The office of the United Nations High Commissioner for Refugees (UNHCR) stated yesterday that on March 17, the Foreign Ministry ordered it to close its office in Uzbekistan within one month, claiming that UNHCR was no longer needed in the country.
‘Uzbekistan is one of the few countries ever to kick out UNHCR,’ said Kenneth Roth, executive director of Human Rights Watch. ‘If a government can get away with expelling UNHCR every time it objects to the agency assisting its nationals abroad, the international refugee protection regime will fall apart.’

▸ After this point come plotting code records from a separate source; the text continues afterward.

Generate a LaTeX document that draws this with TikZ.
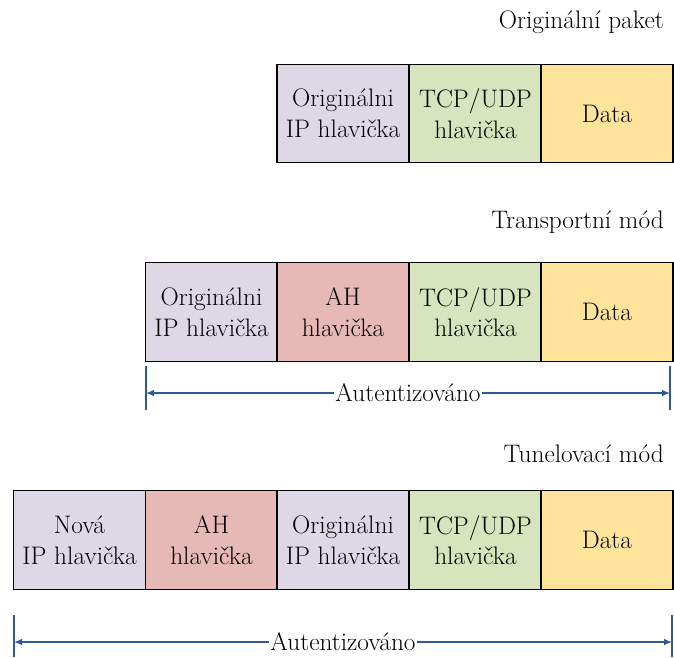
\documentclass[tikz,border=0pt]{standalone}
\usepackage{fontspec}
\usetikzlibrary{arrows.meta}
\definecolor{ipc}{HTML}{DED7E6}
\definecolor{ahc}{HTML}{E6B9B7}
\definecolor{tcpc}{HTML}{D8E4BE}
\definecolor{datac}{HTML}{FEE49B}
\definecolor{arrc}{HTML}{2F5B94}
\tikzset{
  pkt/.style={draw=black, line width=0.9pt, minimum width=99pt, minimum height=74pt, inner sep=0pt, align=center, font=\fontsize{19}{23}\selectfont},
  ttl/.style={anchor=east, inner sep=0pt, font=\fontsize{19}{23}\selectfont},
  authlbl/.style={fill=white, inner sep=1pt, font=\fontsize{19}{23}\selectfont},
  arr/.style={draw=arrc, line width=1pt, -{Latex[length=6pt,width=5pt]}},
  tick/.style={draw=arrc, line width=1pt},
}
\begin{document}
\begin{tikzpicture}[x=0.75pt,y=-0.75pt]
\useasboundingbox[fill=white] (0,0) rectangle (674,657);
% Row 1
\node[ttl] (t1) at (664,22) {Originální paket};
\node[pkt, fill=ipc] (a1) at (343,113.5) {Originálni\\IP hlavička};
\node[pkt, fill=tcpc] (a2) at (475.5,113.5) {TCP/UDP\\hlavička};
\node[pkt, fill=datac] (a3) at (607,113.5) {Data};
% Row 2
\node[ttl] (t2) at (664,222) {Transportní mód};
\node[pkt, fill=ipc] (b1) at (211.5,312) {Originálni\\IP hlavička};
\node[pkt, fill=ahc] (b2) at (343,312) {AH\\hlavička};
\node[pkt, fill=tcpc] (b3) at (475.5,312) {TCP/UDP\\hlavička};
\node[pkt, fill=datac] (b4) at (607,312) {Data};
\coordinate (bl1) at (146,366); \coordinate (bl2) at (146,410);
\coordinate (br1) at (670,366); \coordinate (br2) at (670,410);
\draw[tick] (bl1) -- (bl2);
\draw[tick] (br1) -- (br2);
\coordinate (bla) at (146,393); \coordinate (bra) at (670,393);
\node[authlbl] (auth1) at (408,393) {Autentizováno};
\draw[arr] (auth1.west) -- (bla);
\draw[arr] (auth1.east) -- (bra);
% Row 3
\node[ttl] (t3) at (664,454) {Tunelovací mód};
\node[pkt, fill=ipc] (c1) at (79.5,540) {Nová\\IP hlavička};
\node[pkt, fill=ahc] (c2) at (211.5,540) {AH\\hlavička};
\node[pkt, fill=ipc] (c3) at (343,540) {Originálni\\IP hlavička};
\node[pkt, fill=tcpc] (c4) at (475.5,540) {TCP/UDP\\hlavička};
\node[pkt, fill=datac] (c5) at (607,540) {Data};
\coordinate (cl1) at (14,615); \coordinate (cl2) at (14,657);
\coordinate (cr1) at (672,615); \coordinate (cr2) at (672,657);
\draw[tick] (cl1) -- (cl2);
\draw[tick] (cr1) -- (cr2);
\coordinate (cla) at (14,642); \coordinate (cra) at (672,642);
\node[authlbl] (auth2) at (343,642) {Autentizováno};
\draw[arr] (auth2.west) -- (cla);
\draw[arr] (auth2.east) -- (cra);
\end{tikzpicture}
\end{document}
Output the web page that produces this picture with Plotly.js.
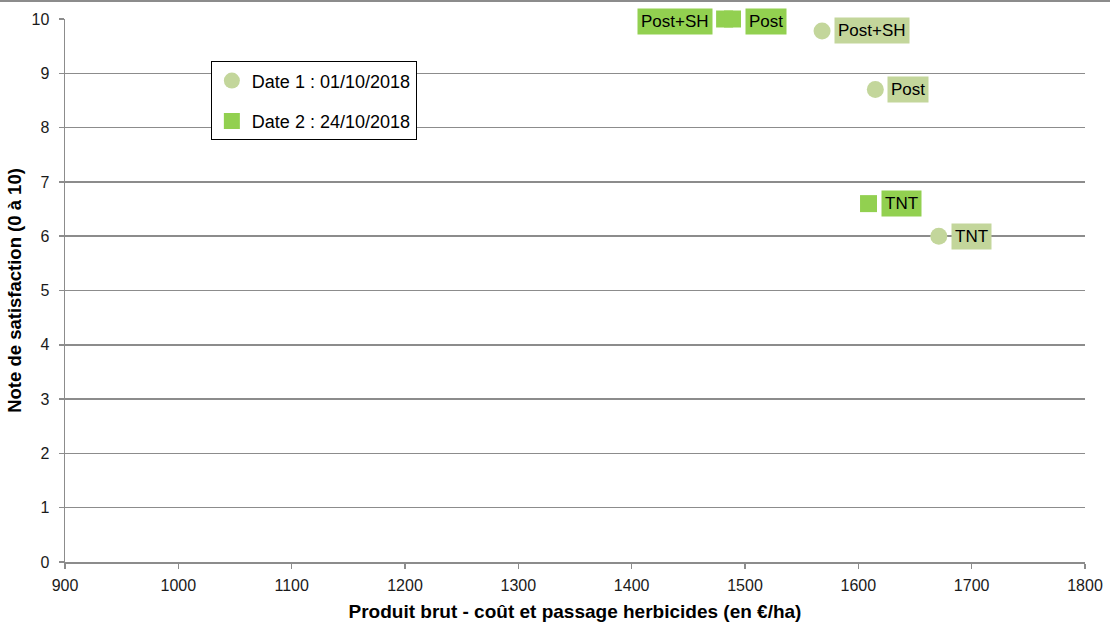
<!DOCTYPE html>
<html>
<head>
<meta charset="utf-8">
<script src="https://cdn.plot.ly/plotly-3.0.1.min.js"></script>
<style>
  html, body { margin: 0; padding: 0; background: #fff; }
  #chart { width: 1110px; height: 623px; box-sizing: border-box; border-top: 2px solid #8c8c8c; }
</style>
</head>
<body>
<div id="chart"></div>
<script>
// Satisfaction score vs. gross product net of herbicide cost, per treatment
const labels1 = ['Post+SH', 'Post', 'TNT'];
const x1 = [1568, 1615, 1671];
const y1 = [9.78, 8.7, 6.0];

const labels2 = ['Post+SH', 'Post', 'TNT'];
const x2 = [1482, 1489, 1609];
const y2 = [10.0, 10.0, 6.6];
// Label side per point of series 2 (left for the first to avoid overlap)
const side2 = ['left', 'right', 'right'];

const name1 = 'Date 1 : 01/10/2018';
const name2 = 'Date 2 : 24/10/2018';

const col1 = '#c3d69b';
const col2 = '#92d050';
const font = 'Liberation Sans, Arial, sans-serif';

const traces = [
  {
    type: 'scatter', mode: 'markers', name: name1, x: x1, y: y1, legendgroup: 'd1',
    marker: { symbol: 'circle', size: 17, color: col1 }, cliponaxis: false
  },
  {
    type: 'scatter', mode: 'markers', name: name2, x: x2, y: y2, legendgroup: 'd2',
    marker: { symbol: 'square', size: 17, color: col2 }, cliponaxis: false
  }
];

const labelFont = { family: font, size: 17, color: '#000' };
const annotations = [];
labels1.forEach((t, i) => annotations.push({
  x: x1[i], y: y1[i], xref: 'x', yref: 'y', text: t, showarrow: false,
  xanchor: 'left', xshift: 12, bgcolor: col1, borderpad: 3,
  font: labelFont
}));
labels2.forEach((t, i) => annotations.push({
  x: x2[i], y: y2[i], xref: 'x', yref: 'y', text: t, showarrow: false,
  xanchor: side2[i] === 'left' ? 'right' : 'left',
  xshift: side2[i] === 'left' ? -12 : 12, yshift: i < 2 ? -2 : 0,
  bgcolor: col2, borderpad: 3,
  font: labelFont
}));

const layout = {
  width: 1110, height: 621,
  margin: { l: 65, r: 25, t: 17, b: 61 },
  paper_bgcolor: '#fff', plot_bgcolor: '#fff',
  font: { family: font, size: 16, color: '#1a1a1a' },
  showlegend: true,
  legend: {
    x: 0.143, y: 0.922, xanchor: 'left', yanchor: 'top',
    bgcolor: '#fff', bordercolor: '#000', borderwidth: 1,
    font: { family: font, size: 18, color: '#000' },
    itemwidth: 30, tracegroupgap: 14
  },
  xaxis: {
    range: [900, 1800], tickvals: [900,1000,1100,1200,1300,1400,1500,1600,1700,1800],
    showgrid: false, zeroline: false, showline: true, linecolor: '#8c8c8c', linewidth: 1.5,
    ticks: 'outside', ticklen: 5, tickcolor: '#8c8c8c', tickwidth: 1.5,
    ticklabelstandoff: 3,
    tickfont: { family: font, size: 16, color: '#1a1a1a' },
    title: { text: 'Produit brut - coût et passage herbicides (en €/ha)', standoff: 12,
      font: { family: font, size: 19, color: '#000', weight: 'bold' } }
  },
  yaxis: {
    range: [0, 10], dtick: 1,
    showgrid: true, gridcolor: '#8c8c8c', gridwidth: 1.5,
    zeroline: false, showline: true, linecolor: '#8c8c8c', linewidth: 1.5,
    ticks: 'outside', ticklen: 5, tickcolor: '#8c8c8c', tickwidth: 1.5,
    ticklabelstandoff: 6,
    tickfont: { family: font, size: 16, color: '#1a1a1a' },
    title: { text: 'Note de satisfaction (0 à 10)', standoff: 5,
      font: { family: font, size: 18.5, color: '#000', weight: 'bold' } }
  },
  annotations: annotations
};

Plotly.newPlot('chart', traces, layout, { displayModeBar: false, staticPlot: true });
</script>
</body>
</html>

UNHCR in Uzbekistan has worked for years with Afghan refugees who fled their country and came to Uzbekistan seeking safety.
The leadership at UNHCR’s headquarters in Geneva ‘ not its Tashkent office ‘ organized an airlift to Romania for 439 Uzbek refugees from Kyrgyzstan following the May 13, 2005 massacre in the Uzbek town of Andijan. UNHCR resettled the refugees because of persistent Uzbek pressure on the Kyrgyz government and on the refugees themselves for their return.
The Uzbek government continues to seek the capture and return of people who fled Uzbekistan after the Andijan massacre. It has accused refugees and asylum-seekers of involvement in the Andijan uprising, or charged them with religion-related offenses. To the Uzbek government’s consternation, UNHCR offices in Ukraine, Kazakhstan, Kyrgyzstan and other countries have granted international protection to many of these individuals. Nonetheless, since the Andijan massacre, several dozen Uzbek refugees and asylum seekers have been detained in these countries. At least 23 have been forcibly returned to Uzbekistan in violation of international prohibitions on the return of refugees and asylum-seekers to places where they could be tortured or otherwise persecuted for their beliefs.
‘Closing down UNHCR in Uzbekistan looks very much like retaliation for its work to protect Uzbek refugees abroad,’ said Roth, ‘but those who will pay the price are refugees from other countries who have sought asylum in Uzbekistan.’
UNHCR’s role inside Uzbekistan has been to assist refugees from other countries, in particular some 2,000 refugees and asylum-seekers from Afghanistan, thus relieving the Uzbek government of much of the burden of caring for them.
‘The government utterly fails to understand UNHCR’s humanitarian role in protecting refugees and providing for their well-being,’ said Roth. ‘The U.N. should take this up at the highest level, and press the Uzbek government to reverse its decision immediately. And it should have the support of member states of UNHCR’s Executive Committee in doing so.’